WHAT TO DO. Your task is to transcribe all of the data below exactly, omitting the images.

DATA SEGMENT.

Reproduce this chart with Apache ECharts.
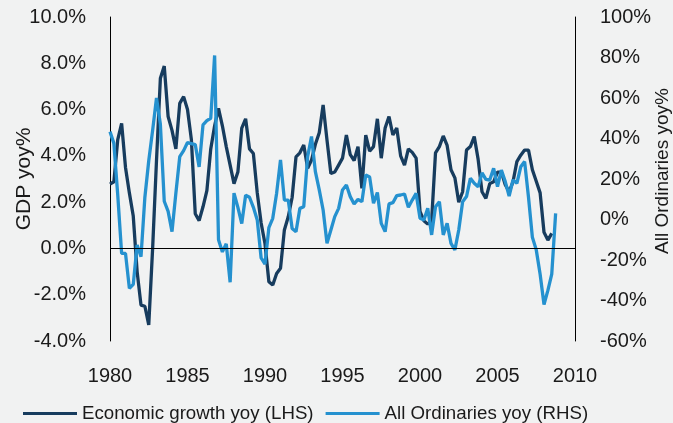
<!DOCTYPE html>
<html>
<head>
<meta charset="utf-8">
<script src="https://cdn.jsdelivr.net/npm/echarts@6/dist/echarts.min.js"></script>
<style>
html,body{margin:0;padding:0;background:#f1f2f2;}
#chart{width:673px;height:423px;}
</style>
</head>
<body>
<div id="chart"></div>
<script>
// Quarterly data starting 1980 Q1
var startYear = 1980;
var xTicks = [1980, 1985, 1990, 1995, 2000, 2005, 2010];
var leftTicks = [-4, -2, 0, 2, 4, 6, 8, 10];
var rightTicks = [-60, -40, -20, 0, 20, 40, 60, 80, 100];
var seriesNames = ['Economic growth yoy (LHS)', 'All Ordinaries yoy (RHS)'];

var gdp = [2.78,2.88,4.7,5.4,3.5,2.4,1.4,-1.0,-2.45,-2.5,-3.3,0.0,3.8,7.35,7.88,5.7,5.1,4.3,6.27,6.56,
  6.0,4.7,1.5,1.2,1.8,2.5,4.3,5.3,6.05,5.3,4.4,3.6,2.8,3.3,5.2,5.6,4.3,4.1,2.4,1.1,
  0.2,-1.44,-1.58,-1.08,-0.86,0.8,1.37,2.2,3.96,4.13,4.47,3.46,3.82,4.5,5.0,6.2,4.68,3.24,3.3,3.6,
  3.9,4.9,4.05,3.8,4.4,2.6,4.9,4.2,4.4,5.6,3.9,5.2,5.7,4.9,5.2,4.0,3.6,4.3,4.15,3.9,
  1.6,1.2,1.05,1.2,4.13,4.4,4.86,4.45,3.4,3.05,2.0,2.45,4.25,4.4,4.83,3.85,2.45,2.16,2.8,2.88,
  3.3,3.3,2.75,2.45,2.88,3.75,4.03,4.25,4.25,3.4,2.9,2.4,0.7,0.36,0.65];

var allOrds = [43.4,37.6,12,-16.7,-16.7,-34,-32,-12.6,-18.4,11,29,44,60,47,9,4,-6,13,31,34,
  38,37.5,37,26,46.7,48.8,50,81,-10,-16,-12,-31,13,6,-2,12,11,6,-0.2,-19,
  -22,-4,0.6,13,29.4,9.6,9.6,-4.4,-6,5.5,6.3,31,41,23.6,14.6,4.7,-11.8,-5.2,1.4,5.5,
  14.6,17,11.3,7.7,9.9,8.8,22,21,8,13.3,-1.9,-6,7.7,8.3,11.8,12.1,12.6,6,9.6,12.9,
  0.6,-0.2,5.5,-7.6,6.3,8.8,-7.6,-1.9,-11.8,-15,-5.2,8.8,11.3,20.3,17.9,16.2,23,19.8,19.5,25.3,
  16.2,24.4,18.7,11.6,19.5,17.9,26,28.6,11,-8.8,-15,-27,-42,-35,-27,3];

function toPairs(arr){
  return arr.map(function(v,i){ return [startYear + i/4, v]; });
}

var chart = echarts.init(document.getElementById('chart'), null, {renderer:'canvas'});
var txt = '#1a1a1a';
var font = 'Liberation Sans, Arial, sans-serif';
chart.setOption({
  backgroundColor: '#f1f2f2',
  animation: false,
  textStyle: {fontFamily: font},
  grid: {left: 110, right: 98, top: 17, bottom: 82, containLabel: false, outerBoundsMode: 'none'},
  legend: {
    left: 18, top: 399,
    itemWidth: 54, itemHeight: 3, itemGap: 12,
    icon: 'rect',
    textStyle: {fontSize: 18.7, color: txt, fontFamily: font},
    data: seriesNames
  },
  xAxis: {
    type: 'value', min: xTicks[0], max: xTicks[xTicks.length-1], interval: 5,
    axisLine: {show: false}, axisTick: {show: false}, splitLine: {show: false},
    axisLabel: {fontSize: 20, color: txt, margin: 25, fontFamily: font,
      formatter: function(v){ return String(v); }}
  },
  yAxis: [{
    type: 'value', min: leftTicks[0], max: leftTicks[leftTicks.length-1], interval: 2,
    position: 'left',
    name: 'GDP yoy%', nameLocation: 'middle', nameRotate: 90, nameGap: 75,
    nameMoveOverlap: false,
    nameTextStyle: {fontSize: 21, color: txt, fontFamily: font},
    axisLine: {show: true, lineStyle: {color: '#000', width: 1}},
    axisTick: {show: false}, splitLine: {show: false},
    axisLabel: {fontSize: 20, color: txt, margin: 24, fontFamily: font,
      formatter: function(v){ return v.toFixed(1) + '%'; }}
  }, {
    type: 'value', min: rightTicks[0], max: rightTicks[rightTicks.length-1], interval: 20,
    position: 'right', alignTicks: false,
    name: 'All Ordinaries yoy%', nameLocation: 'middle', nameRotate: 90, nameGap: 78,
    nameMoveOverlap: false,
    nameTextStyle: {fontSize: 19, color: txt, fontFamily: font, padding: [0, 0, 0, 16]},
    axisLine: {show: true, lineStyle: {color: '#000', width: 1}},
    axisTick: {show: false}, splitLine: {show: false},
    axisLabel: {fontSize: 20, color: txt, margin: 25, fontFamily: font,
      formatter: function(v){ return v + '%'; }}
  }],
  series: [{
    name: seriesNames[0], type: 'line', yAxisIndex: 0,
    data: toPairs(gdp), showSymbol: false, symbol: 'none',
    lineStyle: {color: '#173c5e', width: 3.3}, itemStyle: {color: '#173c5e'},
    markLine: {
      silent: true, symbol: 'none', label: {show: false},
      lineStyle: {color: '#000', width: 1, type: 'solid'},
      data: [{yAxis: 0}]
    }
  }, {
    name: seriesNames[1], type: 'line', yAxisIndex: 1,
    data: toPairs(allOrds), showSymbol: false, symbol: 'none',
    lineStyle: {color: '#2591cf', width: 3.3}, itemStyle: {color: '#2591cf'}
  }]
});
</script>
</body>
</html>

CORRECT RESULT.
Reproduce this chart with Apache ECharts.
<!DOCTYPE html>
<html>
<head>
<meta charset="utf-8">
<script src="https://cdn.jsdelivr.net/npm/echarts@6/dist/echarts.min.js"></script>
<style>
html,body{margin:0;padding:0;background:#f1f2f2;}
#chart{width:673px;height:423px;}
</style>
</head>
<body>
<div id="chart"></div>
<script>
// Quarterly data starting 1980 Q1
var startYear = 1980;
var xTicks = [1980, 1985, 1990, 1995, 2000, 2005, 2010];
var leftTicks = [-4, -2, 0, 2, 4, 6, 8, 10];
var rightTicks = [-60, -40, -20, 0, 20, 40, 60, 80, 100];
var seriesNames = ['Economic growth yoy (LHS)', 'All Ordinaries yoy (RHS)'];

var gdp = [2.78,2.88,4.7,5.4,3.5,2.4,1.4,-1.0,-2.45,-2.5,-3.3,0.0,3.8,7.35,7.88,5.7,5.1,4.3,6.27,6.56,
  6.0,4.7,1.5,1.2,1.8,2.5,4.3,5.3,6.05,5.3,4.4,3.6,2.8,3.3,5.2,5.6,4.3,4.1,2.4,1.1,
  0.2,-1.44,-1.58,-1.08,-0.86,0.8,1.37,2.2,3.96,4.13,4.47,3.46,3.82,4.5,5.0,6.2,4.68,3.24,3.3,3.6,
  3.9,4.9,4.05,3.8,4.4,2.6,4.9,4.2,4.4,5.6,3.9,5.2,5.7,4.9,5.2,4.0,3.6,4.3,4.15,3.9,
  1.6,1.2,1.05,1.2,4.13,4.4,4.86,4.45,3.4,3.05,2.0,2.45,4.25,4.4,4.83,3.85,2.45,2.16,2.8,2.88,
  3.3,3.3,2.75,2.45,2.88,3.75,4.03,4.25,4.25,3.4,2.9,2.4,0.7,0.36,0.65];

var allOrds = [43.4,37.6,12,-16.7,-16.7,-34,-32,-12.6,-18.4,11,29,44,60,47,9,4,-6,13,31,34,
  38,37.5,37,26,46.7,48.8,50,81,-10,-16,-12,-31,13,6,-2,12,11,6,-0.2,-19,
  -22,-4,0.6,13,29.4,9.6,9.6,-4.4,-6,5.5,6.3,31,41,23.6,14.6,4.7,-11.8,-5.2,1.4,5.5,
  14.6,17,11.3,7.7,9.9,8.8,22,21,8,13.3,-1.9,-6,7.7,8.3,11.8,12.1,12.6,6,9.6,12.9,
  0.6,-0.2,5.5,-7.6,6.3,8.8,-7.6,-1.9,-11.8,-15,-5.2,8.8,11.3,20.3,17.9,16.2,23,19.8,19.5,25.3,
  16.2,24.4,18.7,11.6,19.5,17.9,26,28.6,11,-8.8,-15,-27,-42,-35,-27,3];

function toPairs(arr){
  return arr.map(function(v,i){ return [startYear + i/4, v]; });
}

var chart = echarts.init(document.getElementById('chart'), null, {renderer:'canvas'});
var txt = '#1a1a1a';
var font = 'Liberation Sans, Arial, sans-serif';
chart.setOption({
  backgroundColor: '#f1f2f2',
  animation: false,
  textStyle: {fontFamily: font},
  grid: {left: 110, right: 98, top: 17, bottom: 82, containLabel: false, outerBoundsMode: 'none'},
  legend: {
    left: 18, top: 399,
    itemWidth: 54, itemHeight: 3, itemGap: 12,
    icon: 'rect',
    textStyle: {fontSize: 18.7, color: txt, fontFamily: font},
    data: seriesNames
  },
  xAxis: {
    type: 'value', min: xTicks[0], max: xTicks[xTicks.length-1], interval: 5,
    axisLine: {show: false}, axisTick: {show: false}, splitLine: {show: false},
    axisLabel: {fontSize: 20, color: txt, margin: 25, fontFamily: font,
      formatter: function(v){ return String(v); }}
  },
  yAxis: [{
    type: 'value', min: leftTicks[0], max: leftTicks[leftTicks.length-1], interval: 2,
    position: 'left',
    name: 'GDP yoy%', nameLocation: 'middle', nameRotate: 90, nameGap: 75,
    nameMoveOverlap: false,
    nameTextStyle: {fontSize: 21, color: txt, fontFamily: font},
    axisLine: {show: true, lineStyle: {color: '#000', width: 1}},
    axisTick: {show: false}, splitLine: {show: false},
    axisLabel: {fontSize: 20, color: txt, margin: 24, fontFamily: font,
      formatter: function(v){ return v.toFixed(1) + '%'; }}
  }, {
    type: 'value', min: rightTicks[0], max: rightTicks[rightTicks.length-1], interval: 20,
    position: 'right', alignTicks: false,
    name: 'All Ordinaries yoy%', nameLocation: 'middle', nameRotate: 90, nameGap: 78,
    nameMoveOverlap: false,
    nameTextStyle: {fontSize: 19, color: txt, fontFamily: font, padding: [0, 0, 0, 16]},
    axisLine: {show: true, lineStyle: {color: '#000', width: 1}},
    axisTick: {show: false}, splitLine: {show: false},
    axisLabel: {fontSize: 20, color: txt, margin: 25, fontFamily: font,
      formatter: function(v){ return v + '%'; }}
  }],
  series: [{
    name: seriesNames[0], type: 'line', yAxisIndex: 0,
    data: toPairs(gdp), showSymbol: false, symbol: 'none',
    lineStyle: {color: '#173c5e', width: 3.3}, itemStyle: {color: '#173c5e'},
    markLine: {
      silent: true, symbol: 'none', label: {show: false},
      lineStyle: {color: '#000', width: 1, type: 'solid'},
      data: [{yAxis: 0}]
    }
  }, {
    name: seriesNames[1], type: 'line', yAxisIndex: 1,
    data: toPairs(allOrds), showSymbol: false, symbol: 'none',
    lineStyle: {color: '#2591cf', width: 3.3}, itemStyle: {color: '#2591cf'}
  }]
});
</script>
</body>
</html>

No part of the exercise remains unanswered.